If a child uses or swallows any lozenges:
Talk to a doctor straight away. Take the child to the nearest casualty department. Take the medicine and this leaflet with you. Even small quantities of nicotine are dangerous in children and may result in severe symptoms or death.
Possible side effects
Most people will not have problems, but some may get some of these:
If you get any of these serious side effects, stop using the lozenges and do not smoke. See a doctor at once:
- Fast, slow or irregular heart beat
- Difficulty breathing, swelling of the lips, face, throat or tongue (signs of severe allergic reaction)
These serious effects are rare, affecting only 1 to 10 people out of 10,000.

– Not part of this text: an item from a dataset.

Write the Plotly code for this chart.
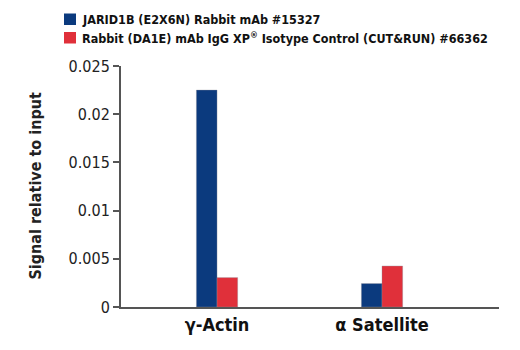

These other effects are less serious. If they bother you talk to a pharmacist or doctor:
In the first few days you may feel dizzy, get headaches or have difficulty sleeping. These may be withdrawal symptoms from stopping smoking and may be caused because you are not getting enough nicotine.
Common side effects (affecting 1 to 10 people out of 100)
- Dizziness and headache
- Dryness of the mouth, hiccups, stomach trouble such as feeling sick, flatulence, heartburn, increased saliva production and irritation of the mouth and throat – this may happen because you are sucking the lozenge too fast, try to suck more slowly
Uncommon side effects (affecting 1 to 10 people out of 1000)
If any side effect becomes severe, or you notice any side effect not listed here, please tell your pharmacist or doctor.
When you stop smoking you may also develop mouth ulcers. The reason why this happens is unknown.
How to store this medicine
Do not store above 25°C.
Keep this medicine in a safe place out of the sight and reach of children, preferably in a locked cupboard.
Use by the date on the end flap of the carton or edge of the blister strip. If you have out of date medicine or you no longer need the lozenges take them to your nearest pharmacy for safe disposal.